Why do model predictions for \(D\)\(h\) and \(e\)\(h\) correlations display on the contrary such a dramatic unbalance between the two peaks? Comparing for instance Figs. 15 and 18 one observes in the first case, for the same centrality class and kinematic cuts on the trigger particle, a much more pronounced near-side peak. The latter receives several different contributions: from the fragments of the string of the leading \(Q\); from the fragments of the string of an associated \(\overline{Q}\) close in angle because arising from gluon splitting and also, in this case, from its charged decay hadrons which are not subtracted. Concerning the \(D\)\(\overline{D}\) correlations, on the contrary, the only contribution to the near-side peak is from \(c\overline{c}\) pairs from gluon splitting. The area below the near-side peak is in this case much smaller compared to Fig. 15 and in particular is now of the same order as the one on the away-side. Of course each associated \(\overline{D}\) will decay into two or three hadrons, but part of them will be too soft to satisfy the kinematic requirements imposed in Fig. 15 and the ones within the cuts will not be sufficient to provide a significant contribution to the near-side peak: the origin of the latter must then be attributed to hadrons from string fragmentation, with the most relevant contribution provided presumably by the one attached to the trigger heavy quark, always present and boosted to large momentum. Concerning the away-side peak, its quenching in Figs. 15, 16 and 17 reflects in part the further decorrelation introduced by the decays into light hadrons and in part is a graphical effect arising from the comparison with the enhanced near-side one. In fact looking carefully at the results in the 30–40 % centrality class one can observe some tracks of azimuthal correlation surviving and being of the same order of magnitude of the \(D\)\(\overline{D}\) case. We postpone a more detailed analysis to a forthcoming publication.

4 Discussion and outlook

In this paper we have developed a simple model to describe heavy quark hadronization in the presence of a hot deconfined medium like the one expected to be formed in high-energy nuclear collisions (a Quark–Gluon Plasma). The model is based on the fragmentation of strings formed combining a heavy quark with a light thermal parton from the plasma.
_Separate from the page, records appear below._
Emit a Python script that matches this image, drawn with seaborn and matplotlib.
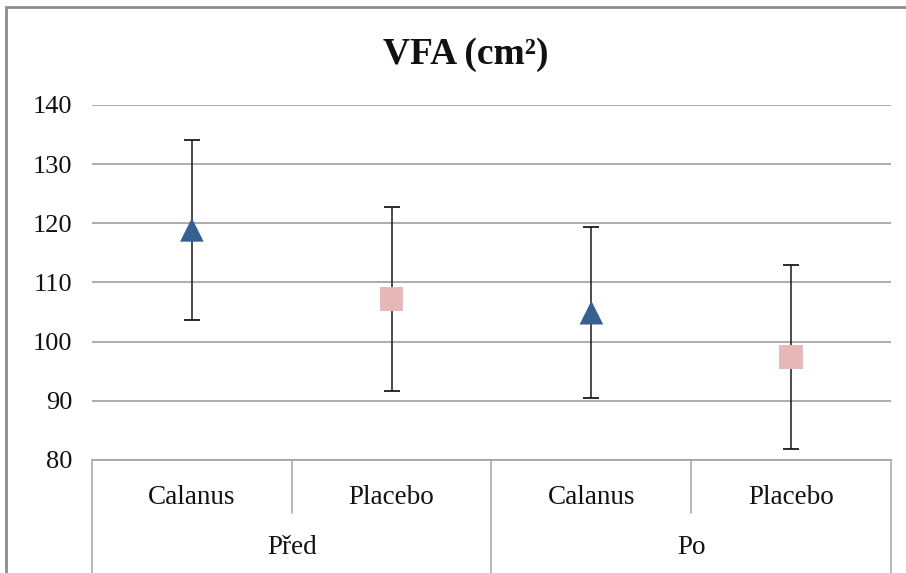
import matplotlib
matplotlib.use("Agg")
import matplotlib.pyplot as plt
import matplotlib.patches as mpatches
import seaborn as sns
import pandas as pd

# ---- data ----
groups = ["Před", "Před", "Po", "Po"]
treatments = ["Calanus", "Placebo", "Calanus", "Placebo"]
means = [118.9, 107.2, 104.9, 97.4]
errors = [15.2, 15.5, 14.5, 15.5]
group_labels = ["Před", "Po"]
yticks = [80, 90, 100, 110, 120, 130, 140]
title = "VFA (cm²)"

sns.set_theme(style="white")
plt.rcParams["font.family"] = ["Liberation Serif", "DejaVu Serif"]

df = pd.DataFrame({"group": groups, "treatment": treatments,
                   "mean": means, "err": errors})
df["pos"] = range(len(df))

fig = plt.figure(figsize=(9.06, 5.73), dpi=100)
ax = fig.add_axes([92/906, 1-460/573, (891-92)/906, (460-105)/573])

# error bars behind markers
ax.errorbar(df["pos"], df["mean"], yerr=df["err"], fmt="none",
            ecolor="#1a1a1a", elinewidth=1.1, capsize=5.5, capthick=1.3, zorder=2)

sns.scatterplot(data=df, x="pos", y="mean", hue="treatment", style="treatment",
                palette={"Calanus": "#376092", "Placebo": "#E6B9B8"},
                markers={"Calanus": "^", "Placebo": "s"},
                s=290, linewidth=0, legend=False, ax=ax, zorder=3)

ax.set_xlim(-0.5, 3.5)
ax.set_ylim(80, 140)
ax.set_yticks(yticks)
ax.set_yticklabels([str(t) for t in yticks], fontsize=19, color="#111111")
ax.yaxis.grid(True, color="#A6A6A6", linewidth=1.3)
ax.xaxis.grid(False)
ax.tick_params(axis="y", length=0, pad=14)
ax.tick_params(axis="x", length=0, pad=18)
ax.set_xticks(df["pos"])
ax.set_xticklabels(df["treatment"], fontsize=19.5, color="#111111")
ax.set_xlabel("")
ax.set_ylabel("")
for s in ["left", "right", "top"]:
    ax.spines[s].set_visible(False)
ax.spines["bottom"].set_color("#A6A6A6")
ax.spines["bottom"].set_linewidth(1.3)

# multi-level category axis lines
trans = ax.get_xaxis_transform()
ax_h = 460 - 105
for x in [-0.5, 1.5, 3.5]:
    ax.plot([x, x], [0, -120/ax_h], transform=trans, color="#A6A6A6",
            linewidth=1.1, clip_on=False)
for x in [0.5, 2.5]:
    ax.plot([x, x], [0, -53/ax_h], transform=trans, color="#A6A6A6",
            linewidth=1.1, clip_on=False)
for i, g in enumerate(group_labels):
    ax.text(0.5 + 2*i, -88/ax_h, g, transform=trans, ha="center", va="center",
            fontsize=19.5, color="#111111")

fig.suptitle(title, x=466/906, y=1-55/573, va="center",
             fontsize=27, fontweight="bold", color="#111111")

# chart area border
fig.patches.append(mpatches.Rectangle((6/906, -0.2), 1.2, 1-7/573+0.2,
                                      transform=fig.transFigure, fill=False,
                                      edgecolor="#8C8C8C", linewidth=2))

fig.savefig("out.png", dpi=100)
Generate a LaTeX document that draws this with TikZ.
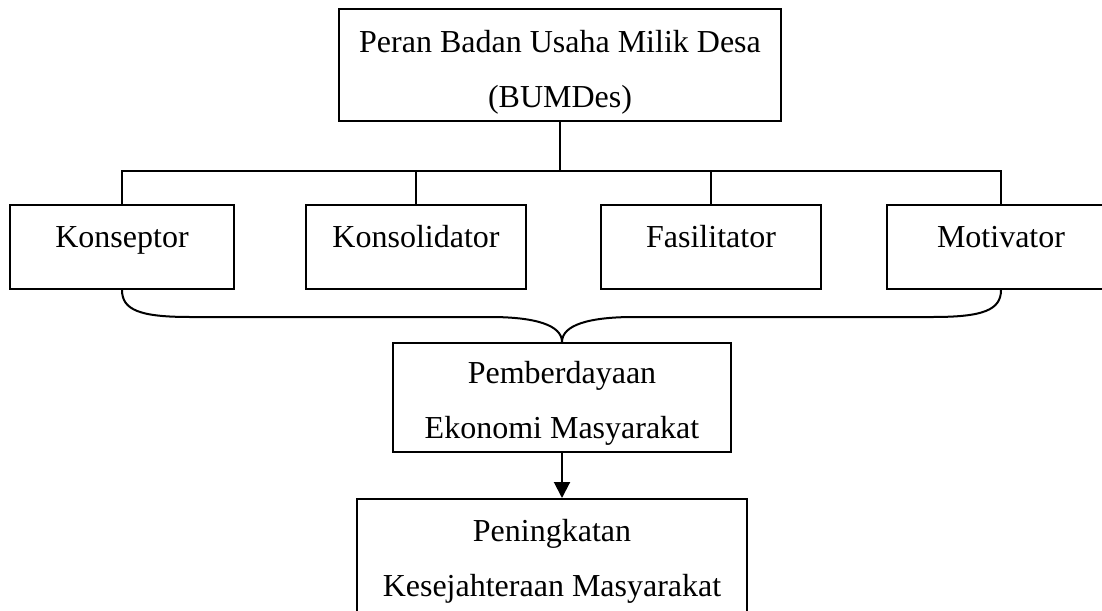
\documentclass[tikz,border=0pt]{standalone}
\usepackage{fontspec}
\setmainfont{Liberation Serif}
\usepackage{tikz}
\usetikzlibrary{arrows.meta}

\begin{document}
\begin{tikzpicture}[x=0.5pt, y=-0.5pt, line width=1pt,
  kotak/.style={draw, align=center, inner sep=0pt, font=\fontsize{16}{27.5}\selectfont},
  peran/.style={draw, inner sep=0pt, text height=21pt, text depth=21pt, font=\fontsize{16}{19}\selectfont}]
\useasboundingbox (0,0) rectangle (1102,610);
\clip (0,0) rectangle (1102,610);
\fill[white] (0,0) rectangle (1102,610);
\node[kotak, minimum width=221pt, text height=49pt, text depth=7pt] (bumdes) at (560,65) {Peran Badan Usaha Milik Desa\\(BUMDes)};
\node[peran, minimum width=112pt] (kons) at (122,247) {Konseptor};
\node[peran, minimum width=110pt] (konsol) at (416,247) {Konsolidator};
\node[peran, minimum width=110pt] (fasil) at (711,247) {Fasilitator};
\node[peran, minimum width=114pt] (motiv) at (1001,247) {Motivator};
\node[kotak, minimum width=169pt, text height=47.5pt, text depth=7pt] (pemb) at (562,397.5) {Pemberdayaan\\Ekonomi Masyarakat};
\node[kotak, anchor=north, minimum width=195pt, text height=48.5pt, text depth=9.5pt] (pening) at (552,498) {Peningkatan\\Kesejahteraan Masyarakat};
\coordinate (bar) at (560,171);
\coordinate (tip) at (pemb.north);
\draw (bumdes.south) -- (bar);
\foreach \n in {kons,konsol,fasil,motiv} \draw (\n.north) |- (bar);
\draw (kons.south) .. controls (122,310) and (140,317) .. (190,317) -- (490,317)
  .. controls (535,317) and (562,325) .. (tip);
\draw (motiv.south) .. controls (1001,310) and (983,317) .. (933,317) -- (634,317)
  .. controls (589,317) and (562,325) .. (tip);
\draw[-{Triangle[length=8pt,width=8pt]}] (pemb.south) -- (pemb.south |- pening.north);
\end{tikzpicture}
\end{document}
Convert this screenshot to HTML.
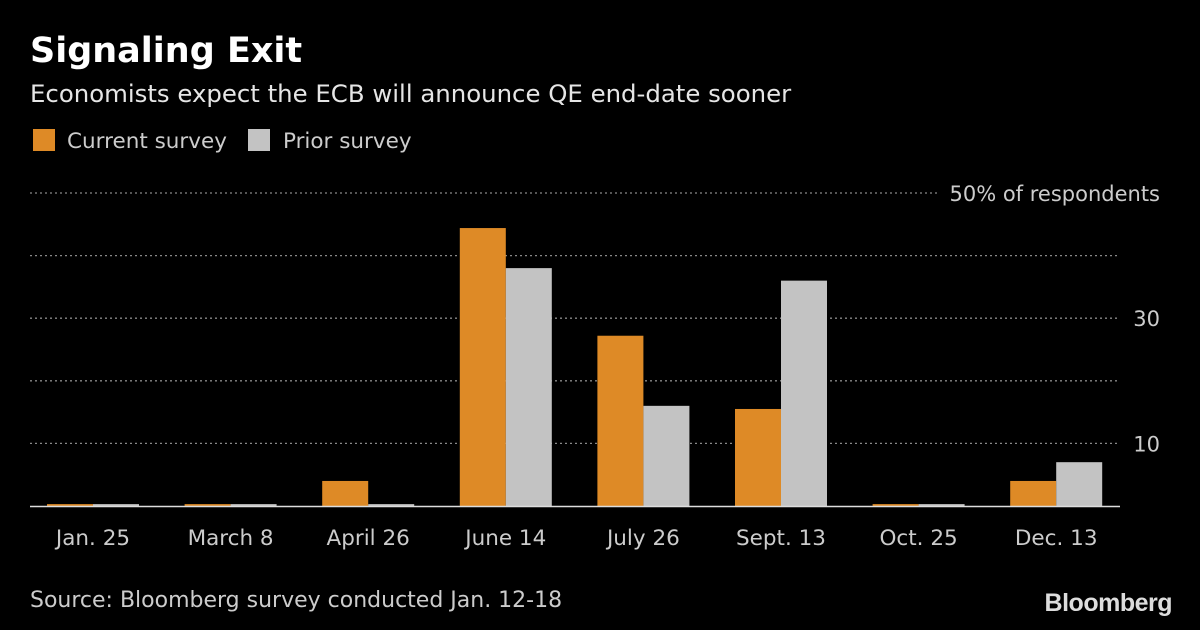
<!DOCTYPE html>
<html><head><meta charset="utf-8"><style>
body{margin:0;background:#000;width:1200px;height:630px;overflow:hidden;font-family:"DejaVu Sans",sans-serif;}
svg{display:block}
</style></head><body>
<svg id="chart" width="1200" height="630">
<text x="30" y="62" fill="#fff" font-size="35" font-weight="bold">Signaling Exit</text>
<text x="30" y="102" fill="#e6e6e6" font-size="24.4">Economists expect the ECB will announce QE end-date sooner</text>
<rect x="33" y="129" width="22" height="22" fill="#de8a26"/>
<text x="67" y="148" fill="#ccc" font-size="21.5">Current survey</text>
<rect x="248" y="129" width="22" height="22" fill="#c3c3c3"/>
<text x="283" y="148" fill="#ccc" font-size="21.5">Prior survey</text>
<g id="grid"></g><g id="bars"></g><g id="labels"></g>
<line x1="30" y1="506.5" x2="1120" y2="506.5" stroke="#ddd" stroke-width="1.5"/>
<text x="30" y="607" fill="#ccc" font-size="22">Source: Bloomberg survey conducted Jan. 12-18</text>
<text x="1172" y="611" fill="#ddd" font-family="Liberation Sans, sans-serif" font-size="25" font-weight="bold" text-anchor="end" letter-spacing="-0.5">Bloomberg</text>
</svg>
<script>
const categories=["Jan. 25","March 8","April 26","June 14","July 26","Sept. 13","Oct. 25","Dec. 13"];
const currentValues=[0.3,0.3,4,44.4,27.2,15.5,0.3,4];
const priorValues=[0.3,0.3,0.3,38,16,36,0.3,7];
const gridTicks=[10,20,30,40,50];
const tickLabels=["10","","30","","50% of respondents"];
const NS="http://www.w3.org/2000/svg";
const y=v=>506-v*6.26;
const xc=i=>93+i*137.6;
const bw=46;
function mk(t,a,p){const e=document.createElementNS(NS,t);for(const k in a)e.setAttribute(k,a[k]);p.appendChild(e);return e;}
const g=document.getElementById('grid'),b=document.getElementById('bars'),l=document.getElementById('labels');
gridTicks.forEach((v,i)=>{
 const end=(i===gridTicks.length-1)?940:1120;
 const ln=mk('line',{x1:30,x2:end,y1:y(v),y2:y(v),stroke:'#888','stroke-dasharray':'2,3','stroke-width':1.3},g);
 
 
 if(tickLabels[i]){const t=mk('text',{x:1160,y:y(v)+8,fill:'#ccc','font-size':21,'text-anchor':'end'},g);t.textContent=tickLabels[i];
 
 }
});
categories.forEach((c,i)=>{
 const r1=mk('rect',{x:xc(i)-bw,y:y(currentValues[i]),width:bw,height:506-y(currentValues[i]),fill:'#de8a26'},b);
 
 
 const r2=mk('rect',{x:xc(i),y:y(priorValues[i]),width:bw,height:506-y(priorValues[i]),fill:'#c3c3c3'},b);
 
 
 const t=mk('text',{x:xc(i),y:545,fill:'#ccc','font-size':21.5,'text-anchor':'middle'},l);
 t.textContent=c;
 
 
});
</script>
</body></html>
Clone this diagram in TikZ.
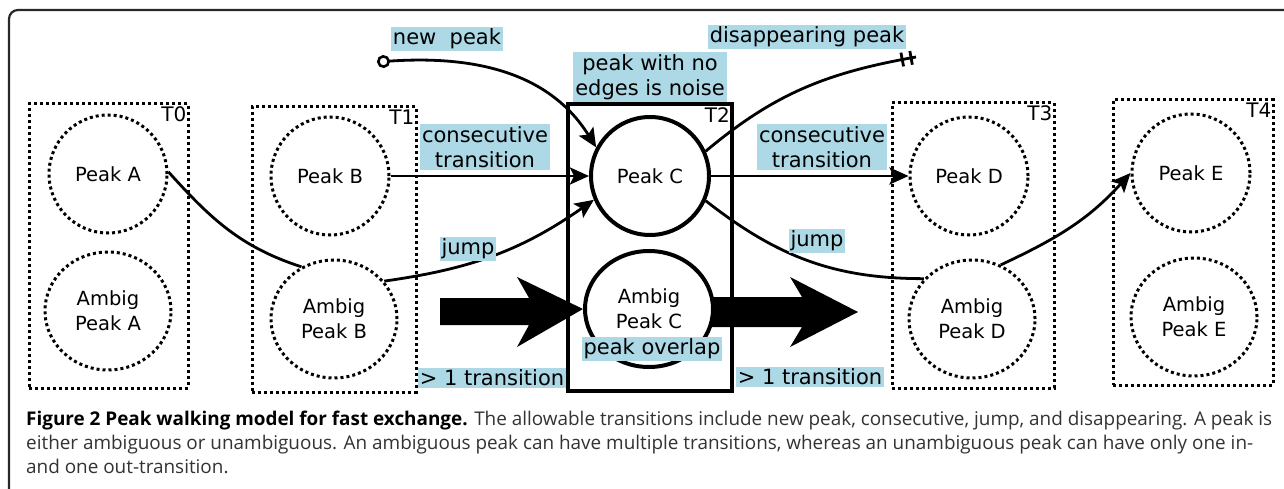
\documentclass[tikz,border=0pt]{standalone}
\usepackage{fontspec}
\setmainfont{DejaVu Sans}
\newfontfamily\capfont{Open Sans}
\usetikzlibrary{arrows.meta,shapes.geometric,decorations.markings}
\definecolor{lblue}{RGB}{173,216,230}
\definecolor{framec}{RGB}{40,40,40}
\definecolor{captxt}{RGB}{51,51,51}
\begin{document}
\begin{tikzpicture}[x=1pt,y=-1pt,
  dotline/.style={line width=3pt, dash pattern=on 3pt off 3pt},
  dbox/.style={draw, dotline, inner sep=0pt},
  sbox/.style={draw, line width=4pt, inner sep=0pt},
  nodefont/.style={font=\fontsize{19.5}{25}\selectfont},
  dpeak/.style={circle, draw, dotline, minimum size=118pt, inner sep=0pt, align=center, nodefont},
  dambig/.style={ellipse, draw, dotline, minimum width=126pt, minimum height=118pt, inner sep=0pt, align=center, nodefont},
  speak/.style={circle, draw, line width=4pt, minimum size=118pt, inner sep=0pt, align=center, nodefont},
  sambig/.style={ellipse, draw, line width=4pt, minimum width=128pt, minimum height=116pt, inner sep=0pt, align=center, nodefont},
  tlab/.style={anchor=north east, inner sep=0pt, font=\fontsize{20}{22}\selectfont},
  lab/.style={fill=lblue, inner sep=2pt, align=center, font=\fontsize{21}{25}\selectfont},
  conn/.style={line width=2.8pt},
  arr/.style={conn, -{Stealth[length=19pt, width=17pt, inset=4pt]}},
  captext/.style={anchor=base west, inner sep=0pt, text=captxt, font=\capfont\fontsize{18.9}{24}\selectfont}
]
\useasboundingbox (0,0) rectangle (1284,489);
\clip (0,0) rectangle (1284,489);
\fill[white] (0,0) rectangle (1284,489);
% frame
\draw[framec, line width=2.2pt, rounded corners=9pt] (9,10) rectangle (1310,530);

% time boxes
\node[dbox, minimum width=159pt, minimum height=284pt] (T0) at (108.5,246) {};
\node[dbox, minimum width=164pt, minimum height=285pt] (T1) at (334,249.5) {};
\node[sbox, minimum width=164pt, minimum height=287pt] (T2) at (650,247.5) {};
\node[dbox, minimum width=162pt, minimum height=285pt] (T3) at (973,245.5) {};
\node[dbox, minimum width=160pt, minimum height=285pt] (T4) at (1193,242.5) {};
\node[tlab] (t0) at ([xshift=-3pt,yshift=-4pt]T0.north east) {T0};
\node[tlab] (t1) at ([xshift=-3pt,yshift=-4pt]T1.north east) {T1};
\node[tlab] (t2) at ([xshift=-4pt,yshift=-5pt]T2.north east) {T2};
\node[tlab] (t3) at ([xshift=-3pt,yshift=-4pt]T3.north east) {T3};
\node[tlab] (t4) at ([xshift=-3pt,yshift=-4pt]T4.north east) {T4};

% peaks
\node[dpeak] (A) at (108,174) {Peak A};
\node[dambig] (AA) at (108,311) {Ambig\\Peak A};
\node[dpeak] (B) at (330,176) {Peak B};
\node[dambig] (AB) at (334,319) {Ambig\\Peak B};
\node[speak] (C) at (650,176) {Peak C};
\node[sambig] (AC) at (649,309) {Ambig\\Peak C};
\node[dpeak] (D) at (969,176) {Peak D};
\node[dambig] (AD) at (972,319) {Ambig\\Peak D};
\node[dpeak] (E) at (1191,173) {Peak E};
\node[dambig] (AE) at (1194,317) {Ambig\\Peak E};

% free ends
\coordinate (np) at (377,62);
\coordinate (dp) at (916,57);

% connectors
\draw[conn, {Circle[open, length=13pt, width=13pt, line width=2.6pt]}-{Stealth[length=19pt, width=17pt, inset=4pt]}]
  (np) to[out=4, in=122] (C.152);
\draw[arr] (B.east) -- (C.west);
\draw[arr] (AB.37) to[out=8, in=215] (C.203);
\draw[conn] (A.2) to[out=-48, in=162] (AB.122);
\draw[conn, postaction={decorate, decoration={markings,
    mark=at position -5pt with {\draw[line width=2.8pt] (0pt,-7pt) -- (0pt,7pt);},
    mark=at position -14pt with {\draw[line width=2.8pt] (0pt,-7pt) -- (0pt,7pt);}}}]
  (C.24) to[out=40, in=190] (dp);
\draw[arr] (C.east) -- (D.west);
\draw[conn] (C.-24) to[out=-38, in=180] (AD.140);
\draw[arr] (AD.62) to[out=25, in=228] (E.180);

% fat arrows
\fill[black] (440,298) -- (529,298) -- (517,277) -- (AC.west) -- (517,347) -- (529,325) -- (440,325) -- cycle;
\fill[black] (711,297) -- (802,297) -- (790,277) -- (858,312) -- (790,347) -- (802,327) -- (711,327) -- cycle;

% labels
\node[lab] (lnew) at (447,39) {new\ \ peak};
\node[lab] (lnoise) at (650,77) {peak with no\\edges is noise};
\node[lab] (ldis) at (807,37) {disappearing peak};
\node[lab] (lcons1) at (485,147) {consecutive\\transition};
\node[lab] (lcons2) at (822,147) {consecutive\\transition};
\node[lab] (ljump1) at (468,249) {jump};
\node[lab] (ljump2) at (817,241) {jump};
\node[lab] (ltr1) at (492,378) {> 1 transition};
\node[lab] (ltr2) at (810,377) {> 1 transition};
\node[lab] (lover) at (652,349) {peak overlap};

% caption
\node[captext] (cap1) at (26,425) {\textcolor{black}{\bfseries Figure 2 Peak walking model for fast exchange.} The allowable transitions include new peak, consecutive, jump, and disappearing. A peak is};
\node[captext] (cap2) at (26,449) {either ambiguous or unambiguous. An ambiguous peak can have multiple transitions, whereas an unambiguous peak can have only one in-};
\node[captext] (cap3) at (26,473) {and one out-transition.};
\end{tikzpicture}
\end{document}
Such a model has been implemented into a numerical routine interfaced with our previously developed POWLANG transport code allowing the simulation of the production and of the propagation in the plasma of \(Q\overline{Q}\) pairs in high-energy nuclear collisions. Results have been shown for the \(R_\mathrm{AA}\) (considering also the in-plane and out-of-plane cases) of \(D\)-mesons in Au–Au and Pb–Pb collisions at RHIC and LHC, respectively: in general the improved model provides a better description of the experimental data.

In parallel, thanks also to the new model of hadronization at our disposal, we have tried to answer the question of the possible kinetic equilibration of charm in heavy-ion collisions. We have shown how predictions of two different scenarios (hydrodynamic limit and transport \(+\) recombination) can be hardly distinguished within the kinematic range covered by the current experimental results and they can both describe some qualitative features of the data at low and moderate \(p_T\).

In the final part of the paper we have shown the potentiality of our setup for the study of heavy-flavor correlations in heavy-ion collisions. We consider this just an exploratory study, a deeper theoretical analysis being necessary in order to understand which additional information on the heavy-quark interaction with the medium can be obtained in principle from such experimental measurements: we leave such an issue for future work.